It’s amazing how much my world shifts when I walk out of the building in which I work knowing I don’t have to be back there for 75 days. My shoulders lower. My breathing slows. My brain calms the farm down.
I love teaching. The moment when a student realizes they have the tools to stand up for what they believe in is priceless. Getting to know these wild and weird and wonderful humans as they are on their road to becoming who they’ll be: equally priceless. But teaching is also an Olympic sport of emotional wrangling—so many tears, y’all—and of daily deciding which battles to fight and which to concede.
So, it’s summer. That crusty orange abomination is still in the White House and seemingly hell bent on destroying our country. I guess we have different definitions of the word “great.” There’s a heat dome building, so all that gnarly Kansas humidity is coming a few weeks early this year because Jesus just wants us to sweat, I guess.
JK: it’s climate change.
I spent the morning reorganizing closets, making bags of items to donate, hanging room darkening curtains to hopefully cool off our upstairs, and concocting what may just be the perfect tuna salad. Pro tip: garlic salt. It will change your life.
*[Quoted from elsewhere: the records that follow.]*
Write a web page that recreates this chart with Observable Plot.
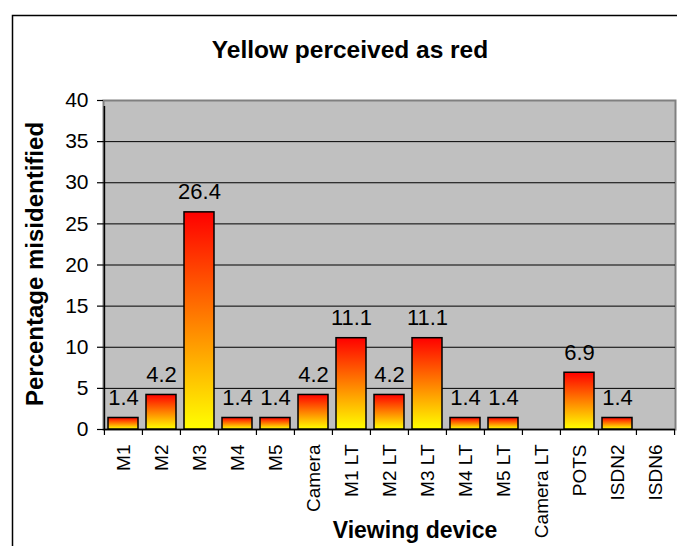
<!DOCTYPE html>
<html>
<head>
<meta charset="utf-8">
<script src="https://cdn.jsdelivr.net/npm/d3@7"></script>
<script src="https://cdn.jsdelivr.net/npm/@observablehq/plot@0.6"></script>
<style>
  html, body { margin: 0; padding: 0; background: white; }
  svg { display: block; }
</style>
</head>
<body>
<div id="chart"></div>
<script>
const categories = ["M1", "M2", "M3", "M4", "M5", "Camera", "M1 LT", "M2 LT", "M3 LT", "M4 LT", "M5 LT", "Camera LT", "POTS", "ISDN2", "ISDN6"];
const values = [1.4, 4.2, 26.4, 1.4, 1.4, 4.2, 11.1, 4.2, 11.1, 1.4, 1.4, 0, 6.9, 1.4, 0];
const yTicks = [0, 5, 10, 15, 20, 25, 30, 35, 40];
const titleText = "Yellow perceived as red";
const xTitle = "Viewing device";
const yTitle = "Percentage misidentified";

const data = categories.map((c, i) => ({cat: c, value: values[i]}));
const shown = data.filter(d => d.value > 0);

const W = 677, H = 546;
const mL = 103, mR = 2, mT = 100, mB = 117;
const step = (W - mL - mR) / categories.length;
const font = "'Liberation Sans', Arial, Helvetica, sans-serif";

const chart = Plot.plot({
  width: W,
  height: H,
  marginLeft: mL,
  marginRight: mR,
  marginTop: mT,
  marginBottom: mB,
  style: {fontFamily: font, background: "white", color: "black"},
  x: {domain: categories, paddingInner: 0.22, paddingOuter: 0.11, label: null, axis: null},
  y: {domain: [0, 40], label: null, axis: null},
  marks: [
    Plot.frame({fill: "#C0C0C0", stroke: "#808080", strokeWidth: 2}),
    Plot.ruleY(yTicks.filter(t => t > 0 && t < 40), {y: d => d, stroke: "black", strokeWidth: 1}),
    Plot.axisY({ticks: yTicks, tickSize: 6, tickPadding: 9, fontSize: 21, label: null, stroke: "black", strokeWidth: 1.2}),
    Plot.axisX({tickSize: 0, tickPadding: 15, tickRotate: -90, fontSize: 19, label: null}),
    Plot.ruleX(categories, {x: d => d, dx: -step / 2, y1: 0, y2: 0, insetBottom: -6, stroke: "black", strokeWidth: 1.2}),
    Plot.ruleX([categories[categories.length - 1]], {x: d => d, dx: step / 2, y1: 0, y2: 0, insetBottom: -6, stroke: "black", strokeWidth: 1.2}),
    Plot.ruleX([categories[0]], {x: d => d, dx: -step / 2, y1: 0, y2: 40, insetBottom: -6, stroke: "black", strokeWidth: 1.5}),
    Plot.ruleY([0], {stroke: "black", strokeWidth: 1.5}),
    Plot.barY(shown, {x: "cat", y: "value", fill: "url(#barGrad)", stroke: "black", strokeWidth: 1.5}),
    Plot.text(shown, {x: "cat", y: "value", text: d => d.value.toFixed(1), dy: -13, lineAnchor: "bottom", fontSize: 22, fill: "black"})
  ]
});

const svg = d3.select(chart);
const defs = svg.insert("defs", ":first-child");
const grad = defs.append("linearGradient").attr("id", "barGrad")
  .attr("x1", 0).attr("y1", 0).attr("x2", 0).attr("y2", 1);
grad.append("stop").attr("offset", "0%").attr("stop-color", "#FF0000");
grad.append("stop").attr("offset", "100%").attr("stop-color", "#FFFF00");

svg.insert("rect", "defs + *")
  .attr("x", 12.5).attr("y", 15.5).attr("width", 700).attr("height", 600)
  .attr("fill", "none").attr("stroke", "black").attr("stroke-width", 1.5);

svg.append("text")
  .attr("x", 350).attr("y", 58)
  .attr("text-anchor", "middle")
  .attr("font-family", font).attr("font-weight", "bold").attr("font-size", 24.5)
  .attr("fill", "black")
  .text(titleText);

svg.append("text")
  .attr("transform", "translate(43,264) rotate(-90)")
  .attr("text-anchor", "middle")
  .attr("font-family", font).attr("font-weight", "bold").attr("font-size", 24)
  .attr("fill", "black")
  .text(yTitle);

svg.append("text")
  .attr("x", 415).attr("y", 538)
  .attr("text-anchor", "middle")
  .attr("font-family", font).attr("font-weight", "bold").attr("font-size", 23)
  .attr("fill", "black")
  .text(xTitle);

document.getElementById("chart").appendChild(chart);
</script>
</body>
</html>
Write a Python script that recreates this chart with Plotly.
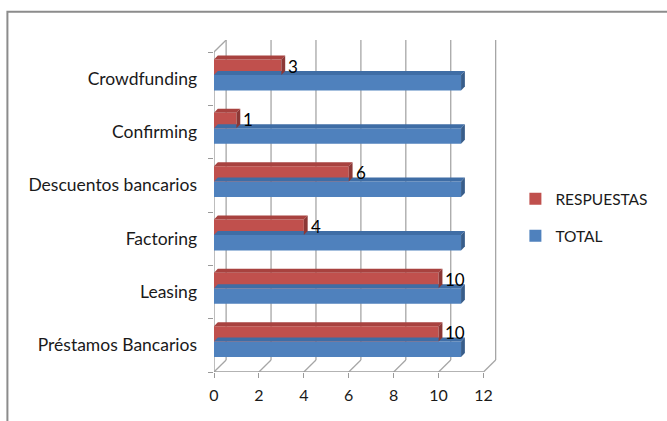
import plotly.graph_objects as go

categories = ["Préstamos Bancarios", "Leasing", "Factoring",
              "Descuentos bancarios", "Confirming", "Crowdfunding"]
respuestas = [10, 10, 4, 6, 1, 3]
total = [11, 11, 11, 11, 11, 11]
x_ticks = [0, 2, 4, 6, 8, 10, 12]

RED, RED_TOP, RED_SIDE = "#C0504D", "#A8423F", "#8C3836"
BLUE, BLUE_TOP, BLUE_SIDE = "#4F81BD", "#3F6DA5", "#385D8A"
GRID = "#A6A6A6"
AXIS = "#9A9A9A"
FONT = "Lato"
TXT = "#1a1a1a"

n = len(categories)
idx = list(range(n))
W = 0.29
OFF_BLUE = -0.22
OFF_RED = OFF_BLUE + W
DX, DY = 0.17, 0.075        # bar depth (data units)
WX, WY = 0.54, 0.225        # wall depth (data units)
XMAX = max(x_ticks)
YLO, YHI = -0.5, n - 0.5

fig = go.Figure()
fig.add_trace(go.Bar(y=idx, x=total, orientation="h", name="TOTAL",
                     marker=dict(color=BLUE, line=dict(width=0)),
                     width=W, offset=OFF_BLUE, legendrank=2, legendgroup="t"))
fig.add_trace(go.Bar(y=idx, x=respuestas, orientation="h", name="RESPUESTAS",
                     marker=dict(color=RED, line=dict(width=0)),
                     width=W, offset=OFF_RED, legendrank=1, legendgroup="r"))

shapes = []
# back wall gridlines + floor diagonals
for v in x_ticks:
    shapes.append(dict(type="line", xref="x", yref="y", x0=v + WX, x1=v + WX,
                       y0=YLO + WY, y1=YHI + WY, line=dict(color=GRID, width=1.3),
                       layer="below"))
    shapes.append(dict(type="line", xref="x", yref="y", x0=v, x1=v + WX,
                       y0=YLO, y1=YLO + WY, line=dict(color=GRID, width=1.3),
                       layer="below"))
# left wall top diagonal
shapes.append(dict(type="line", xref="x", yref="y", x0=0, x1=WX, y0=YHI, y1=YHI + WY,
                   line=dict(color=GRID, width=1.3), layer="below"))
# front axes
shapes.append(dict(type="line", xref="x", yref="y", x0=0, x1=0, y0=YLO, y1=YHI,
                   line=dict(color=AXIS, width=1.3), layer="below"))
shapes.append(dict(type="line", xref="x", yref="y", x0=0, x1=XMAX, y0=YLO, y1=YLO,
                   line=dict(color=AXIS, width=1.3), layer="below"))


def depth(values, off, top_col, side_col):
    for i, v in zip(idx, values):
        b = i + off
        t = b + W
        shapes.append(dict(type="path", xref="x", yref="y",
                           path=f"M 0,{t} L {v},{t} L {v+DX},{t+DY} L {DX},{t+DY} Z",
                           fillcolor=top_col, line=dict(width=0), layer="above"))
        shapes.append(dict(type="path", xref="x", yref="y",
                           path=f"M {v},{b} L {v},{t} L {v+DX},{t+DY} L {v+DX},{b+DY} Z",
                           fillcolor=side_col, line=dict(width=0), layer="above"))


depth(total, OFF_BLUE, BLUE_TOP, BLUE_SIDE)
depth(respuestas, OFF_RED, RED_TOP, RED_SIDE)

# outer chart frame
shapes.append(dict(type="rect", xref="paper", yref="paper",
                   x0=-0.73, x1=2.0, y0=-0.4, y1=1.085,
                   line=dict(color="#8C8C8C", width=2), fillcolor="rgba(0,0,0,0)"))

annotations = []
for i, v in zip(idx, respuestas):
    annotations.append(dict(x=v + DX, y=i + OFF_RED + W / 2 + 0.02, xref="x", yref="y",
                            text=str(v), showarrow=False, xanchor="left",
                            xshift=1, font=dict(family=FONT, size=17, color="#000")))

fig.update_layout(
    width=667, height=421,
    margin=dict(l=214, r=170, t=40, b=49, autoexpand=False),
    paper_bgcolor="white", plot_bgcolor="white",
    barmode="overlay",
    shapes=shapes, annotations=annotations,
    font=dict(family=FONT, size=16, color=TXT),
    legend=dict(x=1.065, y=0.572, xanchor="left", yanchor="top",
                font=dict(family=FONT, size=15.5, color=TXT),
                tracegroupgap=14, itemwidth=30),
    showlegend=True,
)
fig.update_xaxes(range=[0, XMAX + WX + 0.06], tickvals=x_ticks, ticks="outside", ticklen=5,
                 tickcolor=AXIS, showline=False, showgrid=False, zeroline=False,
                 ticklabelstandoff=4,
                 tickfont=dict(family=FONT, size=16, color=TXT))
fig.update_yaxes(range=[YLO, YHI + WY], tickvals=idx, ticktext=categories, ticks="",
                 showline=False, showgrid=False, zeroline=False, ticklabelstandoff=16,
                 minor=dict(tickvals=[i - 0.5 for i in range(n + 1)],
                            ticks="outside", ticklen=5, tickcolor=AXIS),
                 tickfont=dict(family=FONT, size=17.5, color=TXT))

fig.write_html("out.html")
Now I’m watching the Royals, drinking tea, and contemplating what other projects I’ll do around the house this summer.
What I’m not doing: lesson planning, grading, sending emails about kids I’m worried about, sending emails about kids I’m proud of, sending emails about the absolute bullshit of policies that don’t serve students, answering questions about MLA for the one farming thousandth time.
I hope you’re slowing down, too, this summer. I hope whatever your jam is, that you find it and settle in with the audacity of an adult man carrying on a business conference call — speaker on, no headphones — in the pool at a nice hotel. Oh wait—no. I don’t want you to EVER do that. That guy—and all the ones like him — can eat a bag of, well, you get the idea.
Just do you, humans. This life is all there is.